Özer, savunmasında öncelikle neden tutuklandığı sorusuna cevap aradı. Esenyurt Belediye Başkanı seçilmesiyle başlayan sürecin siyasi bir komplo olduğunu ve amacın belediyeye kayyum atamak olduğunu savundu.

KİMLİĞİM VE SİYASİ DURUŞUM

Özer, kendisini ve siyasi duruşunu anlatarak hakkındaki iddiaların mesnetsizliğini vurguladı. CHP üyesi olduğunu, Kürt sorununun barışçıl yollarla çözülmesini savunduğunu ve hayatı boyunca şiddetin karşısında durduğunu belirtti. Akademik çalışmalarına ve toplumsal barışa katkılarına değinen Özer, terör örgütü üyeliği suçlamasının kendisine yönelik büyük bir haksızlık olduğunu ifade etti.

İDDİALARA YANITLAR

Özer, kendisine yöneltilen iddialara ayrı ayrı cevap vererek, bu iddiaların hiçbir dayanağı olmadığını savundu.

  • İmralı Görüşmeleri: Adının geçtiği iddia edilen İmralı görüşmelerinin kendisiyle ilgisi olmadığını ve bu görüşmelerin içeriğinden sorumlu tutulamayacağını belirtti.
  • Taziye Telefonu: Bir taziye telefonu nedeniyle suçlanmasının trajikomik olduğunu ve bu durumun geleneksel adetlere uygun bir davranış olduğunu ifade etti.
  • Remzi Kartal ile Görüşme: Remzi Kartal ile yıllar önce yaptığı iddia edilen telefon görüşmesinin suç teşkil etmediğini ve bu görüşmenin siyasi bir anlamı olmadığını savundu.

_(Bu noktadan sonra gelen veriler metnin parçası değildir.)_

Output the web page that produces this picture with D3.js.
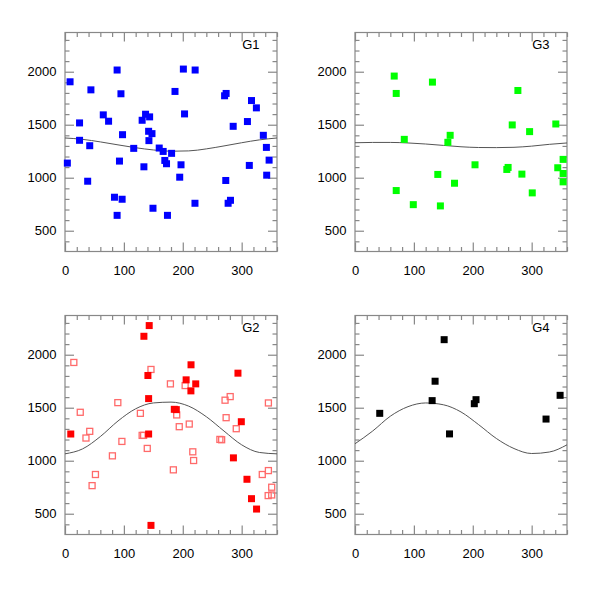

HAK İHLALLERİ VE SORUŞTURMA SÜRECİ

Özer, soruşturma sürecinde yaşanan hak ihlallerine de değinerek, şafak operasyonuyla gözaltına alınması, evinde ve iş yerinde yapılan aramalara avukatların katılımının engellenmesi gibi uygulamaların hukuka aykırı olduğunu belirtti. Ayrıca, dosyada gizlilik kararı olmasına rağmen yandaş medyanın aleyhinde haberler yaparak itibar suikastı yaptığını ve savcılığın taraflı davrandığını iddia etti.

ÖZER'DEN ADALET ÇAĞRISI

Özer, savunmasının sonunda mahkemeden adaletli bir karar vermesini ve kamuoyunun yargıya olan güvenini yeniden tesis etmesini talep etti. "Ben bir bilim insanıyım, ülkeme yıllarca üst düzey görevlerde hizmet ettim. Her zaman her yerde terörün şiddetin karşısında barışın, birlikte yaşamanın yanında oldum," diyen Özer, haksız yere tutuklandığını ve beraat edeceğine inandığını ifade etti.